The end of Gladwin’s career came in 1958. This was the year the law changed to limit the number of fielders behind square on the leg side thereby outlawing Gladwin’s leg trap. He turned 42 at the start of the summer but as noted despite the law change he adapted very well – there are not very many whose final summer brings them 123 wickets at 16.34. After he retired Gladwin enjoyed continuing success in the leagues and then made a living running a sports shop. Sadly he did end up falling out of love with the game, less than happy at being failed when he sought to obtain a coaching qualification. He died in 1988 at the age of 72.

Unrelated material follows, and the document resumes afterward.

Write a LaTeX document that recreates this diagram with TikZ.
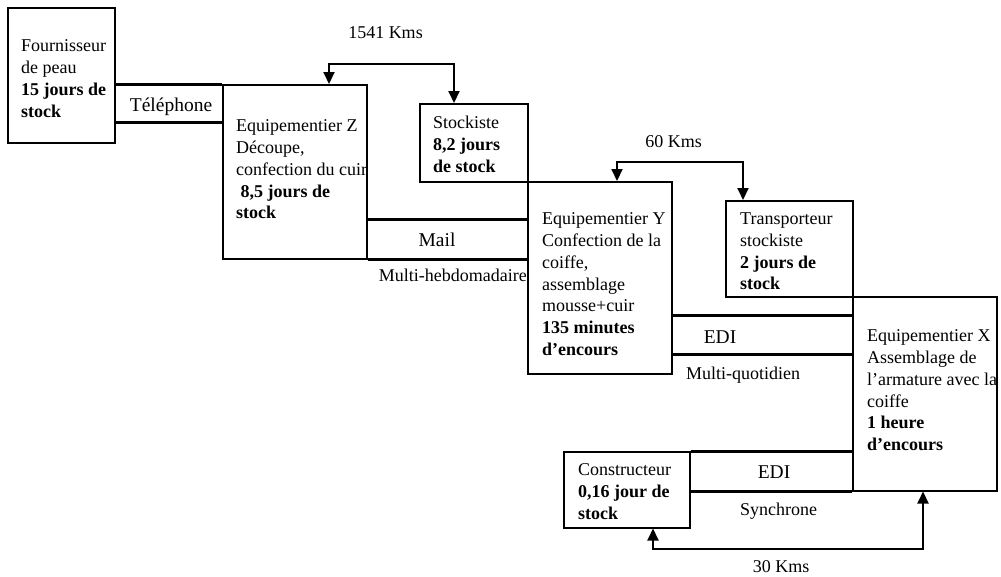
\documentclass[tikz,border=0pt]{standalone}
\usepackage{fontspec}
\setmainfont{Liberation Serif}
\usetikzlibrary{arrows.meta}

\tikzset{
  box/.style={draw, line width=1.5pt, inner sep=0pt, anchor=north west},
  boxtext/.style={anchor=north west, align=left, inner sep=0pt, font=\fontsize{18}{21.7}\selectfont},
  canal/.style={line width=3pt},
  canaltext/.style={anchor=base, inner sep=0pt, font=\fontsize{19.5}{22}\selectfont},
  note/.style={anchor=base, inner sep=0pt, font=\fontsize{18}{22}\selectfont},
  kmarrow/.style={line width=2pt, {Triangle[length=12pt,width=11pt]}-{Triangle[length=12pt,width=11pt]}}
}

\begin{document}
\begin{tikzpicture}[x=1pt, y=-1pt]
  \useasboundingbox (0,0) rectangle (1001,576);
  % boxes
  \node[box, minimum width=107pt, minimum height=135pt] (fourn) at (7,7) {};
  \node[box, minimum width=144pt, minimum height=174pt] (eqz) at (222,84) {};
  \node[box, minimum width=108pt, minimum height=78pt] (stock) at (419,103) {};
  \node[box, minimum width=144pt, minimum height=192pt] (eqy) at (527,181) {};
  \node[box, minimum width=127pt, minimum height=96pt] (transp) at (725,200) {};
  \node[box, minimum width=144pt, minimum height=194pt] (eqx) at (852,296) {};
  \node[box, minimum width=126pt, minimum height=76pt] (constr) at (563,451) {};

  \node[boxtext] (fournT) at (21,39.8) {Fournisseur\\de peau\\\textbf{15 jours de}\\\textbf{stock}};
  \node[boxtext] (eqzT) at (236,119.8) {Equipementier Z\\D\'ecoupe,\\confection du cuir\\\hspace*{4.5pt}\textbf{8,5 jours de}\\\textbf{stock}};
  \node[boxtext] (stockT) at (433,116) {Stockiste\\\textbf{8,2 jours}\\\textbf{de stock}};
  \node[boxtext] (eqyT) at (542,212.8) {Equipementier Y\\Confection de la\\coiffe,\\assemblage\\mousse+cuir\\\textbf{135 minutes}\\\textbf{d’encours}};
  \node[boxtext] (transpT) at (740,212.8) {Transporteur\\stockiste\\\textbf{2 jours de}\\\textbf{stock}};
  \node[boxtext] (eqxT) at (867,329.8) {Equipementier X\\Assemblage de\\l’armature avec la\\coiffe\\\textbf{1 heure}\\\textbf{d’encours}};
  \node[boxtext] (constrT) at (578,463.8) {Constructeur\\\textbf{0,16 jour de}\\\textbf{stock}};

  % channels
  \draw[canal] (fourn.east |- eqz.north) -- (eqz.north west);
  \draw[canal] (fourn.east |- 0,122) -- (eqz.west |- 0,122);
  \draw[canal] (eqz.east |- 0,219) -- (eqy.west |- 0,219);
  \draw[canal] (eqz.south east) -- (eqy.west |- eqz.south);
  \draw[canal] (eqy.east |- 0,315) -- (eqx.west |- 0,315);
  \draw[canal] (eqy.east |- 0,354) -- (eqx.west |- 0,354);
  \draw[canal] (constr.north east) -- (eqx.west |- constr.north);
  \draw[canal] (constr.east |- eqx.south) -- (eqx.south west);

  \node[canaltext] (tel) at (171,111) {T\'el\'ephone};
  \node[canaltext] (mail) at (437,246) {Mail};
  \node[canaltext] (edi1) at (720,343) {EDI};
  \node[canaltext] (edi2) at (774,478) {EDI};
  \node[note, anchor=base east] (hebdo) at (527,281) {Multi-hebdomadaire};
  \node[note, anchor=base west] (quot) at (686,379) {Multi-quotidien};
  \node[note, anchor=base west] (sync) at (740,515) {Synchrone};

  % distances
  \draw[kmarrow] ([xshift=107pt]eqz.north west) -- ++(0,-20) -| ([xshift=35pt]stock.north west);
  \draw[kmarrow] ([xshift=90pt]eqy.north west) -- ++(0,-19) -| ([xshift=18pt]transp.north west);
  \draw[kmarrow] ([xshift=90pt]constr.south west) -- ++(0,20) -| ([xshift=71pt]eqx.south west);
  \node[note] (km1) at (385.5,38) {1541 Kms};
  \node[note] (km2) at (673.5,147) {60 Kms};
  \node[note] (km3) at (781,572) {30 Kms};
\end{tikzpicture}
\end{document}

For Jackson too the leagues were the first stop after retirement. Initially he had a summer with Enfield in the Lancashire League, before moving on to the Bradford League where he had six seasons with Undercliffe. Outside the game Jackson continued to work for the National Coal Board, as he had done throughout his adult life. His role changed of course, leaving the coal face when he started bowling for Derbyshire and becoming a chauffeur. He made a brief comeback of sorts in 1991 at the age of 70 when he was persuaded to bowl the first over of a charity match. Happy to oblige Jackson paced out his 13 yard run and, in the manner of yesteryear, made sure Leicestershire skipper Nigel Briers had to play at each of the six deliveries. Les Jackson died in 2007 after a short illness. He was 86.

Comments

Great article. Without doubt Derbyshire bowlers were discriminated against. In 1905 Billy Murdoch told the visiting Australians that the best fast bowler in England was Warren, yet he played only one Test and took five wickets in an innings. Watching Derbyshire in the 1960s you could not reach any other conclusion when Harold Rhodes and Brian Jackson were the best pair of opening bowlers in the country.

Comment by Ric Sissons | 8:38pm GMT 28 December 2018

Nice article! Enjoyed reading that and very fair comments. From what I have been told Cliff was a very good county bowler. Les was outstanding and would have taken wickets at top level.